Another treatment option that is growing in popularity is psychedelics. Leading psychedelic researcher Robin Carhart-Harris, who coined the concept of rigidity, showed that psychedelics reduce activity in the DMN. In studies, the more the DMN shut down during the trip, the more participants experienced "ego dissolution," or the loss of a sense of separateness. Instead, they reported a kind of "oneness" with all that is.

When psychedelics disrupt the DMN and take it offline, it can have profound effects on individuals’ mental health symptoms and general well-being. In a small feasibility study, 12 people received psilocybin treatment for their persistent depression. These individuals had tried two or more depression treatments with no success.

The results were startling. Everyone showed improvements in their symptoms. Two-thirds of participants were depression-free after a week, and 7 out of 12 still showed improvement in their symptoms after three months.

Carhart-Harris theorizes that psychedelics disrupt those well-worn DMN pathways by creating a “hyper-plastic” state in the brain where rapid, profound changes can occur, creating new pathways and ways of being. Psychedelics may be a promising technique to dissolve the iron-clad grip that the DMN has on so many of our lives.

While psychedelics represent a sledgehammer approach to brain change, you can strengthen your CEN and weaken your DMN in small, everyday ways. Here are three suggestions:

  1. When you find yourself caught up in your thoughts, switch your attention away. Stare out at the sky, focus on your breath, or talk with a friend. Every time you disrupt your inner monologue, you weaken it.
  2. Prioritize activities you find naturally interesting. What activities easily capture your attention? The more you stay in an attentive, focused, CEN state, the stronger those networks become.
  3. If you have a consistent, negative thought or belief, pressure-test it. Look for examples that prove the belief wrong. You may need to do this exercise with a trusted friend or therapist, who may see things more objectively than you can. For example, if you beat yourself up for having a messy house, a friend may come in and say, "Yes, but look at all the things you are doing. You are doing great at work, taking care of the kids, checking on your parents, etc. The one thing to fall by the wayside is the cleanliness of your home. That is good prioritization—not an inherent fault in you." Whereas the DMN makes every last thing the end-all-and-be-all, this exercise can contextualize the thought and loosen its strength.
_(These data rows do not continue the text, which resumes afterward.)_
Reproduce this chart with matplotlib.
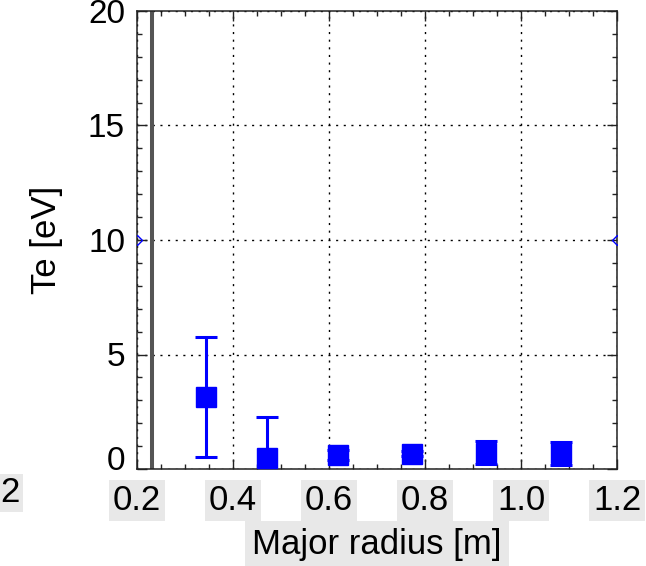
import matplotlib
matplotlib.use("Agg")
import matplotlib.pyplot as plt
from matplotlib.ticker import MultipleLocator
from matplotlib.transforms import ScaledTranslation

plt.rcParams['font.family'] = ['Liberation Sans', 'DejaVu Sans']

# ---- data ----
radius = [0.343, 0.470, 0.619, 0.772, 0.927, 1.083]
te = [3.15, 0.46, 0.62, 0.67, 0.72, 0.69]
te_err = [2.63, 1.83, 0.22, 0.12, 0.50, 0.50]
edge_x = [0.2, 1.2]
edge_y = [10, 10]
separatrix_r = 0.2306
xticks = [0.2, 0.4, 0.6, 0.8, 1.0, 1.2]
xticklabels = ['0.2', '0.4', '0.6', '0.8', '1.0', '1.2']
yticks = [0, 5, 10, 15, 20]
yticklabels = ['0', '5', '10', '15', '20']

W, H = 646, 566
fig = plt.figure(figsize=(W / 100, H / 100), dpi=100)
ax = fig.add_axes([137 / W, 97 / H, 480 / W, 458 / H])

ax.set_xlim(0.2, 1.2)
ax.set_ylim(0, 20)

ax.axvline(separatrix_r, color='#555555', lw=2.9, zorder=2)

ax.errorbar(radius, te, yerr=te_err, fmt='s', color='#0000ff', ms=14.8,
            mec='#0000ff', capsize=7.9, elinewidth=2.2, capthick=2.2,
            zorder=3)

ax.plot(edge_x, edge_y, 'D', ms=5, mfc='none', mec='#0000ff', mew=1.0,
        zorder=4)

ax.set_xticks(xticks)
ax.set_xticklabels(xticklabels)
ax.set_yticks(yticks)
ax.set_yticklabels(yticklabels)
ax.xaxis.set_minor_locator(MultipleLocator(0.05))
ax.yaxis.set_minor_locator(MultipleLocator(1))

ax.grid(True, which='major', color='black', linestyle=(0, (1.5, 4)),
        linewidth=1.0)
ax.tick_params(which='both', direction='in', top=True, right=True,
               color='#222222', width=1.0)
ax.tick_params(which='major', length=7)
ax.tick_params(which='minor', length=3.6)
ax.tick_params(axis='x', labelsize=25, pad=10.8)
ax.tick_params(axis='y', labelsize=24, pad=8.6)
for s in ax.spines.values():
    s.set_linewidth(1.1)
    s.set_color('#222222')

for lab in ax.get_xticklabels():
    lab.set_bbox(dict(facecolor='#e8e8e8', edgecolor='none', pad=3))

# the "0" label on y sits slightly above its tick
ylab0 = ax.yaxis.get_major_ticks()[0].label1
ylab0.set_transform(ylab0.get_transform() +
                    ScaledTranslation(0, 11 / 100, fig.dpi_scale_trans))

ax.set_xlabel('Major radius [m]', fontsize=25, labelpad=8,
              bbox=dict(facecolor='#e8e8e8', edgecolor='none', pad=5))
ax.set_ylabel('Te [eV]', fontsize=25, labelpad=18)

fig.text(20 / W, 1 - 493 / H, '2', ha='right', va='center', fontsize=25,
         bbox=dict(facecolor='#e8e8e8', edgecolor='none', pad=2))

fig.savefig('out.png', dpi=100)
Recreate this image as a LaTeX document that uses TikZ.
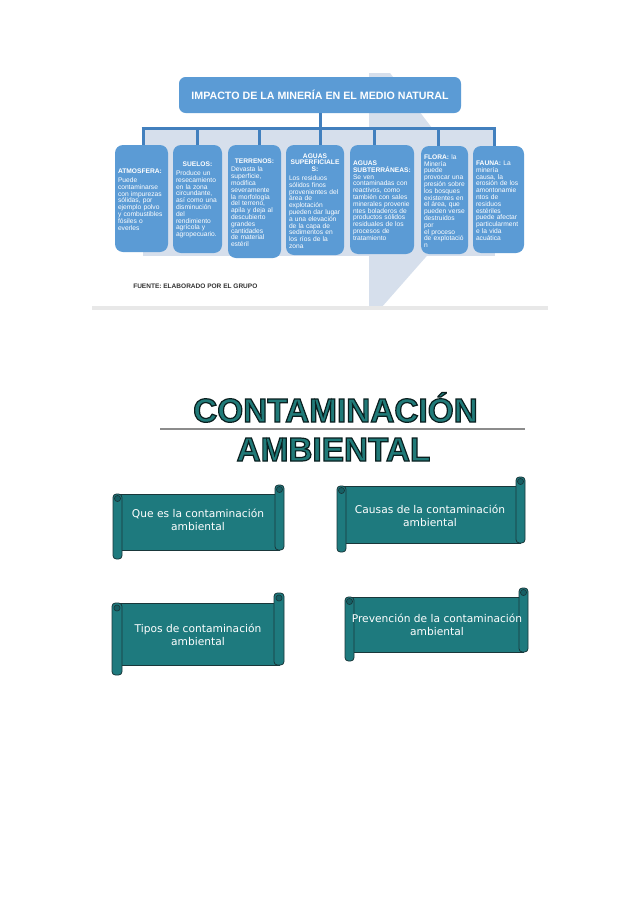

To protect your mental health, exercise your mental flexibility. As you make your thoughts and attention more flexible, it can protect you from depression, anxiety, and believing things that just aren't true.

References

Jiang, H., White, M. P., Greicius, M.D., Waelde, L.C., & Spiegel, D. (2017). Brain Activity and Functional Connectivity Associated with Hypnosis. Cerebral Cortex, 27(8), 4083–4093.

Carhart-Harris, R.L., & Friston, K.J. (2019). REBUS and the anarchic brain: Toward a unified model of the brain action of psychedelics. Pharmacological Reviews, 71(3), 316–344.

Brouwer, A., & Carhart-Harris, R.L. (2021). Pivotal mental states. Journal of Psychopharmacology, 35(4), 319–352.